In fact, in a sense, God is relationship. God is not a lone person, but three persons living in unity. And even though God has a profound, mystical relationship within the Godhead, he has expanded his love such that we can be in relationship with him too. And even more than that, God has given us gifts like the Sacrament of Marriage so that two people can create a community of love like that between the persons of the Godhead. And even more than that, God has given us the Church, so that all people everywhere may have the opportunity to live in that same love. Ultimately, the Church is not a tool for self-improvement, but a means by which God’s love can be shared. It is a gift, and like any gift it must be cherished.

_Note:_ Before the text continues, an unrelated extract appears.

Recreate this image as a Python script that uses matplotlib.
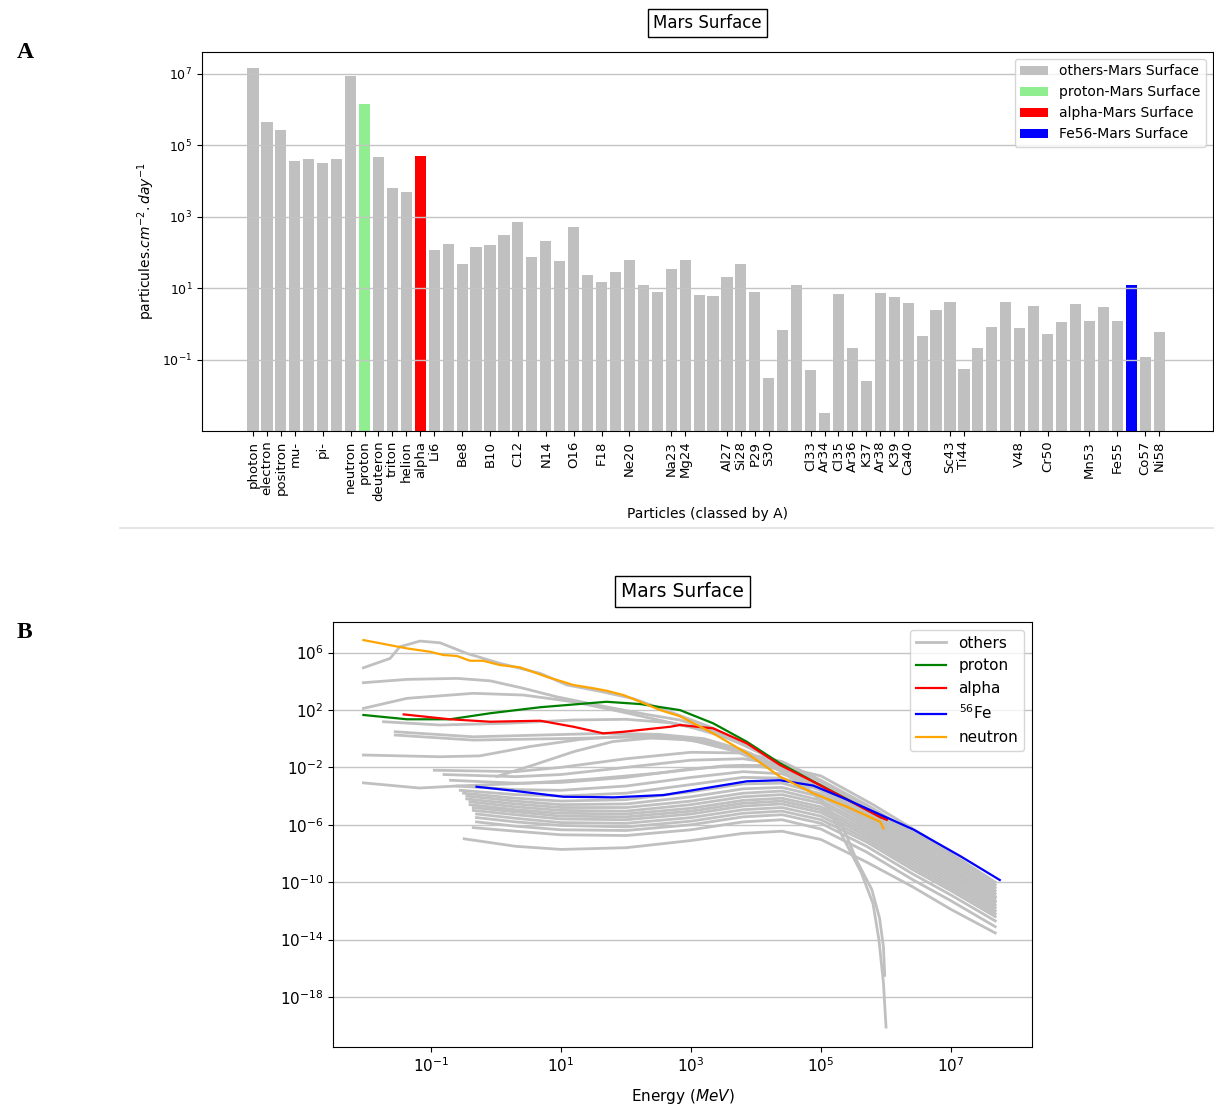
import numpy as np
import matplotlib
matplotlib.use('Agg')
import matplotlib.pyplot as plt
from matplotlib.lines import Line2D

# ---- top panel: integrated flux per particle, ordered by mass number
bar_names = ['photon', 'electron', 'positron', 'mu-', '', 'pi-', '', 'neutron', 'proton',
             'deuteron', 'triton', 'helion', 'alpha', 'Li6', '', 'Be8', '', 'B10', '', 'C12',
             '', 'N14', '', 'O16', '', 'F18', '', 'Ne20', '', '', 'Na23', 'Mg24', '', '',
             'Al27', 'Si28', 'P29', 'S30', '', '', 'Cl33', 'Ar34', 'Cl35', 'Ar36', 'K37',
             'Ar38', 'K39', 'Ca40', '', '', 'Sc43', 'Ti44', '', '', '', 'V48', '', 'Cr50',
             '', '', 'Mn53', '', 'Fe55', '', 'Co57', 'Ni58']
bar_flux = [1.45e7, 4.3e5, 2.6e5, 3.5e4, 4.2e4, 3.2e4, 4.2e4, 8.4e6, 1.4e6,
            4.6e4, 6.3e3, 4.8e3, 5.0e4, 120, 170, 48, 140, 158, 300, 710,
            76, 205, 59, 500, 23.5, 15, 29, 63, 12.3, 8.0, 34, 63, 6.6, 6.0,
            21, 48, 8.0, 0.030, 0.69, 12.3, 0.051, 0.0031, 6.7, 0.21, 0.025,
            7.4, 5.6, 3.9, 0.45, 2.5, 4.2, 0.056, 0.21, 0.83, 4.2, 0.76, 3.2, 0.52,
            1.1, 3.5, 1.2, 2.9, 1.2, 12.3, 0.115, 0.58]
hl_labels = ['proton-Mars Surface', 'alpha-Mars Surface', 'Fe56-Mars Surface']
hl_index = [8, 12, 63]
hl_colors = ['lightgreen', 'red', 'blue']

# ---- bottom panel: differential spectra, stored as log10(E [MeV]) / log10(flux)
proton_logE = [-2.04, -1.37, -0.71, -0.09, 0.68, 1.70, 2.22, 2.83, 3.34, 3.86, 4.37, 4.88, 5.40, 5.91, 6.01]
proton_logF = [1.65, 1.35, 1.35, 1.77, 2.19, 2.57, 2.41, 1.99, 1.07, -0.22, -1.72, -2.98, -4.22, -5.45, -5.62]
alpha_logE = [-1.42, -0.71, -0.09, 0.68, 1.19, 1.65, 1.96, 2.68, 2.83, 3.34, 3.86, 4.37, 4.88, 5.40, 5.91, 6.01]
alpha_logF = [1.69, 1.35, 1.18, 1.25, 0.83, 0.37, 0.48, 0.83, 0.95, 0.72, -0.33, -1.84, -3.00, -4.24, -5.47, -5.65]
fe_logE = [-0.30, 0.27, 1.04, 1.81, 2.58, 3.34, 3.86, 4.37, 4.88, 5.40, 5.91, 6.42, 7.14, 7.75]
fe_logF = [-3.35, -3.63, -4.05, -4.09, -3.93, -3.36, -2.97, -2.90, -3.27, -4.25, -5.29, -6.33, -8.18, -9.85]
neutron_logE = [-2.04, -1.37, -1.02, -0.81, -0.60, -0.40, -0.20, 0.06, 0.37, 0.78, 1.19, 1.50,
                1.70, 1.96, 2.22, 2.52, 2.83, 3.34, 3.86, 4.37, 4.88, 5.40, 5.91, 5.96]
neutron_logF = [6.87, 6.29, 6.06, 5.83, 5.76, 5.43, 5.43, 5.13, 4.97, 4.31, 3.74, 3.51,
                3.34, 3.04, 2.57, 2.00, 1.56, 0.37, -1.02, -2.65, -3.81, -4.75, -5.79, -6.25]

# light particles (gray), each with its own energy points
light_logE = [
    [-2.04, -1.63, -1.48, -1.17, -0.86, -0.45, 0.06, 0.68, 1.09, 1.60, 2.10, 2.60, 3.30, 4.00, 4.60, 5.10, 5.62, 5.80, 5.89, 5.96, 6.00],
    [-2.04, -1.37, -0.60, -0.09, 0.42, 0.93, 1.60, 2.30, 2.83, 3.40, 4.00, 4.60, 5.20, 5.80, 6.00],
    [-2.04, -1.37, -0.35, 0.42, 1.19, 1.90, 2.50, 3.00, 3.60, 4.20, 4.80, 5.40, 6.00],
    [-1.73, -0.86, 0.16, 1.19, 2.00, 2.70, 3.30, 3.90, 4.50, 5.10, 5.70, 6.00],
    [-1.55, -0.35, 0.68, 1.70, 2.50, 3.20, 3.80, 4.40, 5.00, 5.60, 6.00],
    [-1.55, -0.35, 1.19, 2.00, 2.80, 3.40, 4.00, 4.60, 5.20, 5.80, 6.05],
    [-2.04, -0.86, -0.25, 0.52, 1.30, 1.80, 2.50, 3.20, 3.90, 4.60, 5.20, 5.80, 6.05],
    [0.01, 0.60, 1.20, 1.80, 2.40, 3.00, 3.70, 4.40, 5.00, 5.35, 5.55, 5.78, 5.90, 5.96, 5.98],
    [-2.04, -1.18, -0.60, 0.50, 1.50, 2.50, 3.50, 4.30, 5.00, 5.80, 6.60, 7.40],
]
light_logF = [
    [4.94, 5.59, 6.40, 6.80, 6.68, 5.94, 5.25, 4.55, 3.74, 3.30, 2.80, 2.00, 0.80, -0.80, -2.60, -4.80, -9.35, -11.50, -14.00, -17.00, -20.10],
    [3.90, 4.13, 4.20, 4.03, 3.51, 2.92, 2.30, 1.70, 1.30, 0.50, -0.80, -2.30, -3.90, -5.50, -6.10],
    [2.11, 2.81, 3.16, 3.04, 2.57, 1.90, 1.30, 0.80, 0.00, -1.30, -2.90, -4.50, -6.20],
    [1.18, 0.95, 1.07, 1.30, 1.35, 1.10, 0.50, -0.60, -2.00, -3.60, -5.20, -6.00],
    [0.48, 0.13, 0.25, 0.37, 0.30, 0.00, -0.80, -2.10, -3.60, -5.20, -6.30],
    [0.25, -0.10, 0.02, 0.10, 0.00, -0.40, -1.30, -2.60, -4.10, -5.80, -6.60],
    [-1.14, -1.26, -1.20, -0.55, -0.05, 0.13, 0.20, -0.10, -1.00, -2.50, -4.00, -5.70, -6.40],
    [-2.64, -1.80, -0.90, -0.20, 0.05, -0.10, -0.90, -2.30, -4.20, -6.30, -8.50, -10.50, -12.50, -14.50, -16.50],
    [-3.08, -3.44, -3.30, -3.10, -2.80, -2.40, -1.90, -1.85, -2.60, -4.60, -6.80, -9.30],
]

# ions (gray) on a shared energy grid, first point replaced by each ion's lowest energy
ion_grid = [-0.45, 0.3, 1.0, 2.0, 3.0, 3.8, 4.4, 5.0, 5.7, 6.4, 7.0, 7.68]
ion_start = [-0.95, -0.80, -0.70, -0.60, -0.55, -0.50, -0.45, -0.45, -0.40, -0.40,
             -0.35, -0.35, -0.30, -0.30, -0.30, -0.35, -0.49]
ion_logF = [
    [-2.20, -2.30, -2.00, -1.40, -0.95, -1.00, -1.60, -2.90, -4.60, -6.50, -8.00, -10.00],
    [-2.50, -2.65, -2.50, -2.00, -1.50, -1.40, -1.80, -3.00, -4.80, -6.70, -8.20, -10.20],
    [-2.90, -3.10, -3.05, -2.70, -2.10, -1.85, -2.10, -3.20, -5.00, -6.90, -8.40, -10.40],
    [-3.30, -3.55, -3.60, -3.30, -2.70, -2.30, -2.45, -3.40, -5.20, -7.10, -8.60, -10.60],
    [-3.60, -3.90, -4.00, -3.80, -3.20, -2.70, -2.75, -3.60, -5.40, -7.30, -8.80, -10.80],
    [-3.80, -4.15, -4.35, -4.25, -3.70, -3.15, -3.10, -3.85, -5.60, -7.50, -9.00, -11.00],
    [-4.00, -4.35, -4.60, -4.55, -4.05, -3.50, -3.40, -4.05, -5.80, -7.70, -9.20, -11.10],
    [-4.20, -4.55, -4.80, -4.80, -4.35, -3.80, -3.65, -4.30, -6.00, -7.90, -9.40, -11.30],
    [-4.40, -4.75, -5.00, -5.05, -4.60, -4.05, -3.90, -4.50, -6.20, -8.10, -9.60, -11.40],
    [-4.60, -4.95, -5.20, -5.25, -4.85, -4.30, -4.15, -4.75, -6.40, -8.30, -9.80, -11.60],
    [-4.80, -5.10, -5.40, -5.45, -5.05, -4.50, -4.35, -4.95, -6.60, -8.50, -10.00, -11.80],
    [-5.00, -5.30, -5.60, -5.65, -5.25, -4.70, -4.55, -5.15, -6.80, -8.70, -10.20, -12.00],
    [-5.25, -5.55, -5.85, -5.90, -5.50, -4.95, -4.80, -5.40, -7.00, -8.90, -10.40, -12.20],
    [-5.50, -5.80, -6.05, -6.15, -5.75, -5.20, -5.05, -5.65, -7.20, -9.10, -10.60, -12.40],
    [-5.80, -6.10, -6.35, -6.40, -6.00, -5.45, -5.30, -5.90, -7.50, -9.40, -10.90, -12.70],
    [-6.20, -6.45, -6.70, -6.75, -6.35, -5.80, -5.65, -6.30, -7.90, -9.80, -11.30, -13.10],
    [-6.98, -7.50, -7.72, -7.60, -7.10, -6.60, -6.45, -7.03, -8.60, -10.30, -11.90, -13.54],
]

GRAY = 'silver'

fig = plt.figure(figsize=(12.14, 11.04), dpi=100)

# ------------------------------------------------------------------ A
axA = fig.add_axes([0.1664, 0.6096, 0.8328, 0.3433])
x = np.arange(len(bar_flux))
others = [i for i in x if i not in hl_index]
axA.bar(others, [bar_flux[i] for i in others], width=0.8, color=GRAY,
        label='others-Mars Surface')
for idx, col, lab in zip(hl_index, hl_colors, hl_labels):
    axA.bar([idx], [bar_flux[idx]], width=0.8, color=col, label=lab)
axA.set_yscale('log')
axA.set_ylim(1.0e-3, 4.04e7)
axA.set_xlim(-3.66, 68.87)
axA.set_yticks([1e-1, 1e1, 1e3, 1e5, 1e7])
axA.yaxis.set_minor_locator(matplotlib.ticker.NullLocator())
tick_pos = [i for i, n in enumerate(bar_names) if n]
axA.set_xticks(tick_pos)
axA.set_xticklabels([bar_names[i] for i in tick_pos], rotation=90, fontsize=9.5)
axA.tick_params(axis='y', labelsize=9)
axA.grid(axis='y', color='#c4c4c4', linewidth=1.0)
axA.set_xlabel('Particles (classed by A)', fontsize=10)
axA.set_ylabel(r'particules.$cm^{-2}.day^{-1}$', fontsize=10)
axA.set_title('Mars Surface', fontsize=12, pad=17,
              bbox=dict(boxstyle='square,pad=0.3', facecolor='white', edgecolor='black'))
axA.legend(loc='upper right', fontsize=10)

# ------------------------------------------------------------------ B
axB = fig.add_axes([0.2743, 0.0516, 0.5758, 0.3850])


def spectrum(ax, logE, logF, **kw):
    ax.plot(10.0 ** np.asarray(logE), 10.0 ** np.asarray(logF), **kw)


for le, lf in zip(light_logE, light_logF):
    spectrum(axB, le, lf, color=GRAY, lw=2.0)
for start, lf in zip(ion_start, ion_logF):
    spectrum(axB, [start] + ion_grid[1:], lf, color=GRAY, lw=2.0)

spectrum(axB, proton_logE, proton_logF, color='green', lw=1.6)
spectrum(axB, alpha_logE, alpha_logF, color='red', lw=1.6)
spectrum(axB, fe_logE, fe_logF, color='blue', lw=1.6)
spectrum(axB, neutron_logE, neutron_logF, color='orange', lw=1.6)

axB.set_xscale('log')
axB.set_yscale('log')
axB.set_xlim(10 ** -2.508, 10 ** 8.246)
axB.set_ylim(10 ** -21.49, 10 ** 8.13)
axB.set_xticks([1e-1, 1e1, 1e3, 1e5, 1e7])
axB.set_yticks([1e6, 1e2, 1e-2, 1e-6, 1e-10, 1e-14, 1e-18])
axB.xaxis.set_minor_locator(matplotlib.ticker.NullLocator())
axB.yaxis.set_minor_locator(matplotlib.ticker.NullLocator())
axB.tick_params(labelsize=11)
axB.grid(axis='y', color='#c4c4c4', linewidth=1.0)
axB.set_xlabel(r'Energy ($MeV$)', fontsize=11, labelpad=8)
axB.set_title('Mars Surface', fontsize=13.5, pad=18,
              bbox=dict(boxstyle='square,pad=0.3', facecolor='white', edgecolor='black'))

handles = [Line2D([], [], color=GRAY, lw=2.0),
           Line2D([], [], color='green', lw=1.6),
           Line2D([], [], color='red', lw=1.6),
           Line2D([], [], color='blue', lw=1.6),
           Line2D([], [], color='orange', lw=1.6)]
axB.legend(handles, ['others', 'proton', 'alpha', r'$^{56}$Fe', 'neutron'],
           loc='upper right', fontsize=11)

# panel letters and separator
fig.text(0.014, 1 - 52 / 1104, 'A', fontsize=17, fontweight='bold',
         family='Liberation Serif', va='center')
fig.text(0.014, 1 - 632 / 1104, 'B', fontsize=17, fontweight='bold',
         family='Liberation Serif', va='center')
fig.add_artist(Line2D([120 / 1214, 1.0], [1 - 528 / 1104] * 2, color='#e2e2e2', lw=1.2))

fig.savefig('out.png', dpi=100)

And in recognizing what a great gift it is, I think we can ultimately come to realize our own responsibility in nurturing the life of the Church by truly, genuinely loving each of our brothers and sisters and then leading lives which express that love. In doing so, Paul tells, we become “imitators of God”. God is love, and a godly life is one lived in love. In doing so, in becoming more grateful, faithful, loving people we may like Christ himself, present our own lives as “a fragrant offering and sacrifice to God.”

+In the name of the Father and of the Son and of the Holy Spirit. Amen.